To use class scheduling, group together processes into classes and assign each class a percentage of CPU time. You can display statistics on the actual CPU usage for a class. You can also manually assign a class to any process.
See the
Release Notes,
class_scheduling
(4),
class_admin
(8),
runclass
(1),
and
classcntl
(2)
for more information about the Class Scheduler.
Prioritize jobs so that important applications are run first
Use the
nice
command to specify the priority for a command.
Use
the
renice
command to change the priority of a running
process.
Schedule jobs at different times (use the
at
and
cron
commands) or when the load level permits (use the
batch
command)
Increase the program size limits
Extremely large programs may run more efficiently if you increase the values of the following system configuration file parameters that control program size limits:
dfldsiz
--Default data segment size limit
maxdsiz
--Maximum data segment size limit
dflssiz
--Default stack size limit
maxssiz
--Maximum stack size limit
Some extremely
large programs may not run unless these parameters are adjusted.
For example, an inadequate
maxdsiz
size limit may produce
the following error:
Out of process memory...
The
limit
and
unlimit
commands can
affect program size limits.
See the
System Administration
manual for
information on changing these parameter values.
You can reduce the static size of the kernel by
deconfiguring any unnecessary subsystems.
To do this, use the
setld
-d
command.
You can also minimize the number of kernel options for your system.
See the
Installation Guide
for details.
Ensure that lockmode is set to the appropriate value
Specify 0 for UP (uniprocessing), 2 for symmetrical multiprocessing (SMP), and 1 or 3 for realtime. This can prevent system bottlenecks in the CPU.
Optimize your applications
You can use various compiler and linker optimization levels to generate more efficient user code. See the Programmer's Guide for more information on application optimization.
If an application is degrading system performance, use profiling to identify sections of code that consume large portions of execution time. In a typical program, most execution time is spent in relatively few sections of code. To improve performance, concentrate on improving the coding efficiency of those time-intensive sections. See the Programmer's Guide for more information on profiling.
Well-written applications use CPU, memory, and I/O resources efficiently. You may be able to improve system and application performance by following these recommendations:
Use the latest version of the operating system, compiler, firmware, and patches
Check the software on your system to ensure that you are using the latest versions of the compiler and the operating system to build your application program. In general, new versions of a compiler perform advanced optimizations, and new versions of the operating system operate efficiently.
Use parallelism
To enhance parallelism, application developers working in Fortran or C should consider using the Kuch & Associates Preprocessor (KAP), which can have a significant impact on SMP performance. See the Programmer's Guide for details on KAP.
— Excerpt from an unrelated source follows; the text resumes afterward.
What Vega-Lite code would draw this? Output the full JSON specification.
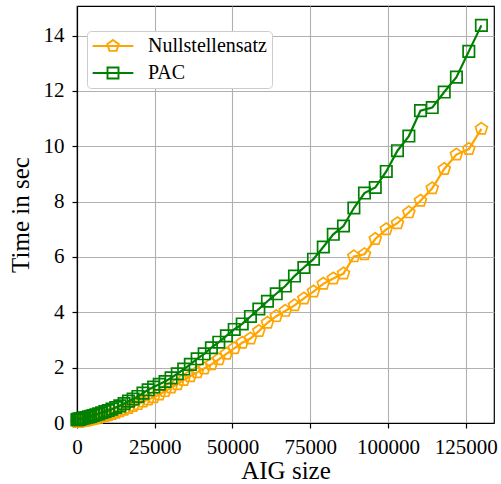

Ensure that the application runs without error
Test your application program to ensure that it runs without errors.
Whether
you are porting an application from a 32-bit system to DIGITAL UNIX or
developing a new application, never attempt to optimize an application
until it has been thoroughly debugged and tested.
If you
are porting an application written in C, use the
lint
command with the
-Q
flag or compile your program using
the C compiler's
-check
flag to
identify possible portability problems that you may need to resolve.
Optimize applications
Optimizing an application program can involve modifying the build process or modifying the source code. Various compiler and linker optimization levels can be used to generate more efficient user code. See the Programmer's Guide for more information on optimization.
Prioritize applications
Prioritize jobs so that important applications are run first.
Use the
nice
command to specify the priority for a command.
Use
the
renice
command to change the priority of a running
process.
Use shared libraries
Using shared libraries reduces the need for memory and disk space. When multiple programs are linked to a single shared library, the amount of physical memory used by each process can be significantly reduced. However, shared libraries initially result in an execution time that is slower than if you had used static libraries.
Interprocess communication (IPC) is the exchange of information between two or more processes. Some examples of IPC include messages, shared memory, semaphores, pipes, signals, process tracing, and processes communicating with other processes over a network. IPC is a functional interrelationship of several operating system subsystems. Elements are found in scheduling and networking.
In single-process programming, modules within a single process communicate with each other using global variables and function calls, with data passing between the functions and the callers. If you are programming by using separate processes with images in separate address spaces, use additional communication mechanisms.
The DIGITAL UNIX operating system provides the following facilities for interprocess communication:
Pipes--See the Guide to Realtime Programming for information about pipes.
Signals--See the Guide to Realtime Programming for information about signals.
Sockets--See the Network Programmer's Guide for information about sockets.
Streams--See the Programmer's Guide: STREAMS for information about streams.
X/Open Transport Interface (XTI)--See the Network Programmer's Guide for information about XTI.
You may be able to improve IPC performance by modifying the following attributes:
msg-mnb
(maximum number of bytes on queue)
A process will be unable to send a message to a queue if the message will
make the total number of bytes in that queue greater than the limit
specified by
msg-mnb
.
When the limit is reached, the
process sleeps and waits for this condition to be resolved.
msg-tql
(number of system message headers)
A process will be unable to send a message if the message will make
the total number of message headers currently in the system greater than the
limit specified by
msg-tql
.
If the limit is reached, the
process sleeps and waits for a message header to be freed.
You can track the use of IPC facilities with the
ipcs -a
command (see
ipcs
(1)).
By looking at the current number
of bytes and message headers in the queues, you can then determine whether
you need to increase the values of the
msg-mnb
and
msg-tql
attributes to
diminish waiting.
You may also want to consider modifying several of the following IPC attributes:
Message attributes:
Semaphore attributes:
Shared memory attributes:
As a design consideration, consider whether you will get better performance by using threads instead of shared memory.